EXERCISE GOAL
Determine how many lines of the material hold the string "this" and reply with only that number.

SUPPLIED DATA
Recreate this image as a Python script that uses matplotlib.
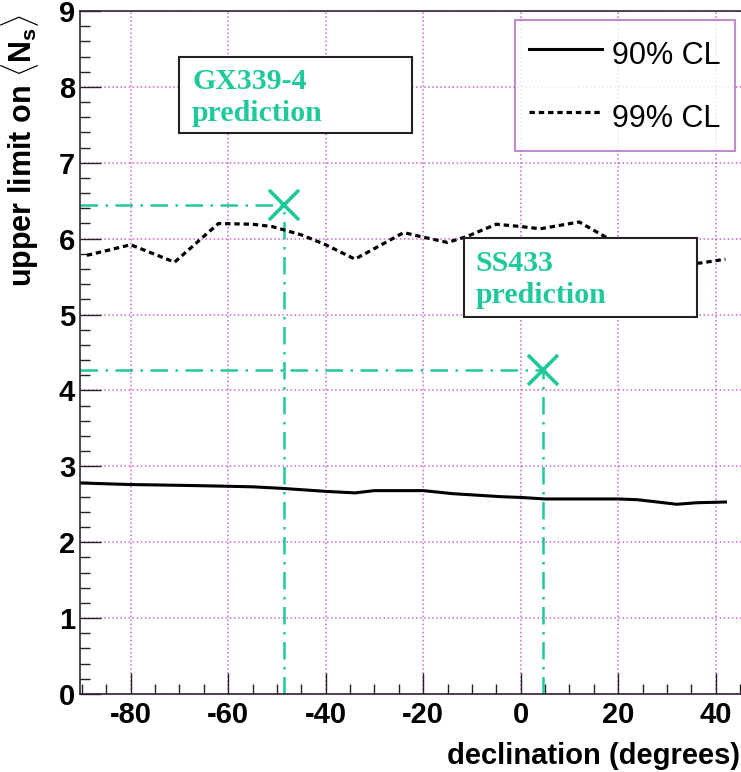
---
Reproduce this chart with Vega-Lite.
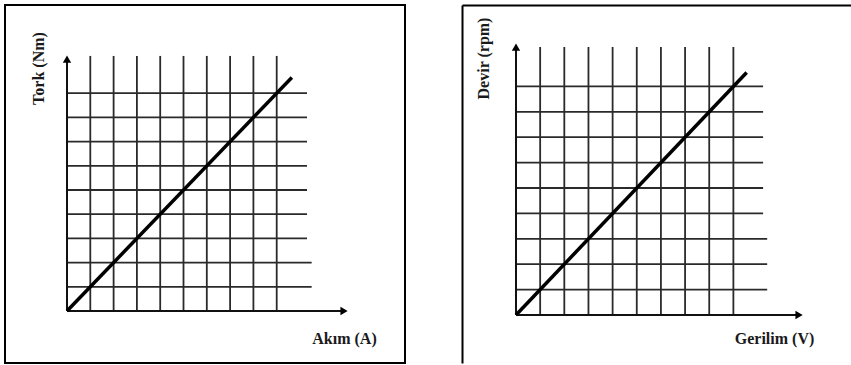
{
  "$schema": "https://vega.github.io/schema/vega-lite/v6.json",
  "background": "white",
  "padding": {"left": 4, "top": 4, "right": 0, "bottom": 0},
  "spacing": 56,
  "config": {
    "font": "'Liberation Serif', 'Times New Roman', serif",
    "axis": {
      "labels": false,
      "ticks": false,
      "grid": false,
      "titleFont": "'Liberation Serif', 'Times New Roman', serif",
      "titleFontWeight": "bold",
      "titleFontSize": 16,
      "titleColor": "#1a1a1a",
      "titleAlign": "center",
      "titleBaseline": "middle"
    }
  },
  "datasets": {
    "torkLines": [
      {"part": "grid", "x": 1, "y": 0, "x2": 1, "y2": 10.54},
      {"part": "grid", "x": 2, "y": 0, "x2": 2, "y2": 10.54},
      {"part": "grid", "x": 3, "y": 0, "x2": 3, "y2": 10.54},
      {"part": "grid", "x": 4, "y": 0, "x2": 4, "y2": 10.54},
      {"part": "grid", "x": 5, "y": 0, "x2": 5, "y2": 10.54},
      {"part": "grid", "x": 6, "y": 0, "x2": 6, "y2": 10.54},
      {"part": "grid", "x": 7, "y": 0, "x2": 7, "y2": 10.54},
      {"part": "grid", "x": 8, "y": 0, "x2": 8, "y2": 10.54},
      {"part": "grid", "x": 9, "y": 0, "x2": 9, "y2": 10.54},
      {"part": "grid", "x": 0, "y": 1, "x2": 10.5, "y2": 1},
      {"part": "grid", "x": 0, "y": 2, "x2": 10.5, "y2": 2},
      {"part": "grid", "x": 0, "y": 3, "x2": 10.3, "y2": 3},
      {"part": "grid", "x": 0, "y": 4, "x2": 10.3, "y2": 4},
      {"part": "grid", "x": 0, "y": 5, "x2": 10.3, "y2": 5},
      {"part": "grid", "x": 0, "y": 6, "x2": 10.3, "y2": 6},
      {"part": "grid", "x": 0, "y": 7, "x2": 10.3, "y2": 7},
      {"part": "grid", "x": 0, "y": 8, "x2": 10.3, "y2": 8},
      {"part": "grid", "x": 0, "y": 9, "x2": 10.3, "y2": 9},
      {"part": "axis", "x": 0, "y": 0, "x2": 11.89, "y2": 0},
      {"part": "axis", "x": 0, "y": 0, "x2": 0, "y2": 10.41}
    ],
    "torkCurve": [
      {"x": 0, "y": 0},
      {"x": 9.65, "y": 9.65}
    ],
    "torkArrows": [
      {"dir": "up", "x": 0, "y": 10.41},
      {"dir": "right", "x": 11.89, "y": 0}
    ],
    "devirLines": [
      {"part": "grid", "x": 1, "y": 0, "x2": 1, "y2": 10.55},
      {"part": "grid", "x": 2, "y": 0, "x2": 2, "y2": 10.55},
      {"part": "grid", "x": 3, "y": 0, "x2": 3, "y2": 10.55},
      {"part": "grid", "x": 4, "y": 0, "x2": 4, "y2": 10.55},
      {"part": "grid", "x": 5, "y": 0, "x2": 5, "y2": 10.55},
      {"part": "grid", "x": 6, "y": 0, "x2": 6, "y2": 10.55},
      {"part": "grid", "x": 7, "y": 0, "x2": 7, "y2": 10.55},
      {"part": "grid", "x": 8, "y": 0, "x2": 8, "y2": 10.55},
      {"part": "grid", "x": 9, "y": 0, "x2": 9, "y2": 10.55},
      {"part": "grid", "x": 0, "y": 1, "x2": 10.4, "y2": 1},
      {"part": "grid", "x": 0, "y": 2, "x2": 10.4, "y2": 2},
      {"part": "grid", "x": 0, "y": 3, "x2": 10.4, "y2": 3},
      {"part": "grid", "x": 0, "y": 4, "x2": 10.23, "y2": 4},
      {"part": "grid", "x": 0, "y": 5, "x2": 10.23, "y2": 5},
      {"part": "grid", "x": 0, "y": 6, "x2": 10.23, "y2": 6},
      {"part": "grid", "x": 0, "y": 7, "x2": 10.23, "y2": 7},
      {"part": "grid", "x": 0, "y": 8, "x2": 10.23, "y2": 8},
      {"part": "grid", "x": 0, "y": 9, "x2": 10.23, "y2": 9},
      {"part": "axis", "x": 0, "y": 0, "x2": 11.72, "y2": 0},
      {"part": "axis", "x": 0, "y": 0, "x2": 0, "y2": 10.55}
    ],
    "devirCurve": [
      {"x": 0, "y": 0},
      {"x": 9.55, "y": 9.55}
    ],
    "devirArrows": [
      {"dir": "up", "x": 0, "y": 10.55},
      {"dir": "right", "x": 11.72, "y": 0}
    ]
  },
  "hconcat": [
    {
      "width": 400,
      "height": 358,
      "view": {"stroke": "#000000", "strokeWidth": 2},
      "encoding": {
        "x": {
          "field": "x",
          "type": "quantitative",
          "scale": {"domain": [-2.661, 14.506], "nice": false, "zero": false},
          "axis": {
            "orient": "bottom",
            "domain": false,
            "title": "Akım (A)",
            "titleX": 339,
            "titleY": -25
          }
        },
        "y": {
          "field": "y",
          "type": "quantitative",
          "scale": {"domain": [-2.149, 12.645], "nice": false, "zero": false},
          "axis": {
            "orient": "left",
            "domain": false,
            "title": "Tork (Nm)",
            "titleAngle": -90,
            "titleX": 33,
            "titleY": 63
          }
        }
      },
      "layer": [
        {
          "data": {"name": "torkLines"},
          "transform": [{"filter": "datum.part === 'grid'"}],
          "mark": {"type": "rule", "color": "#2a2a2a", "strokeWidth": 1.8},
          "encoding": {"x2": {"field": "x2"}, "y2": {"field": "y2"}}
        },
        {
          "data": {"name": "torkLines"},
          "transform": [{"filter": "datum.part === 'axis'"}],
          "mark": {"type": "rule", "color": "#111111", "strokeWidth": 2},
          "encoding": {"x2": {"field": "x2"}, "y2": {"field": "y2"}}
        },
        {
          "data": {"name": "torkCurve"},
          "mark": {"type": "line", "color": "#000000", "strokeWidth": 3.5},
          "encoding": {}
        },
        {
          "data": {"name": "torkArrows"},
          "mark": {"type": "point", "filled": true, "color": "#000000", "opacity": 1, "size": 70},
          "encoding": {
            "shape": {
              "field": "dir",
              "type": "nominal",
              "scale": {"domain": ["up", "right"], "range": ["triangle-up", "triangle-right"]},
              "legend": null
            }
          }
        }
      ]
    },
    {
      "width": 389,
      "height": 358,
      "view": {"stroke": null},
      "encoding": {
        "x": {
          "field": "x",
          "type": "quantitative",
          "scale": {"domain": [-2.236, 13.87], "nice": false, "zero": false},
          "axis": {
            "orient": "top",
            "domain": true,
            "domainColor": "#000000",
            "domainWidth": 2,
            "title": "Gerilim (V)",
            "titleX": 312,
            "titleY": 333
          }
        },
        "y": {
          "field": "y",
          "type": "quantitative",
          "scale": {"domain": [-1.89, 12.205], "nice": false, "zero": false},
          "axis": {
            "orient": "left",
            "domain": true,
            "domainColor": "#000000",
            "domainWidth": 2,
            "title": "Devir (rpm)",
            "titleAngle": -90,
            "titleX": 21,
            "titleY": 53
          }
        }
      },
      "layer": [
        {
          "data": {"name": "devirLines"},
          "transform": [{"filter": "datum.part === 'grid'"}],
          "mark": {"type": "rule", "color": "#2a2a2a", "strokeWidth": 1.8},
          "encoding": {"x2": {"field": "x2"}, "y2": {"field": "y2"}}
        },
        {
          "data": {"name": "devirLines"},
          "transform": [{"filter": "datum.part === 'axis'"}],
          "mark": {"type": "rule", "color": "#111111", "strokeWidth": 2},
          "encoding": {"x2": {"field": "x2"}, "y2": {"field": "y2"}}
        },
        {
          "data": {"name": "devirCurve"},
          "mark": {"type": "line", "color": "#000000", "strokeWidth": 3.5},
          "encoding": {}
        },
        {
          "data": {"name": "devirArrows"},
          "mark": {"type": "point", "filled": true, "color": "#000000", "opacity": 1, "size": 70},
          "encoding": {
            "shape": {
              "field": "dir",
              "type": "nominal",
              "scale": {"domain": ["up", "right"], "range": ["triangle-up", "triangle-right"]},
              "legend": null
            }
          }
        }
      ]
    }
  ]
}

FINAL RESULT
2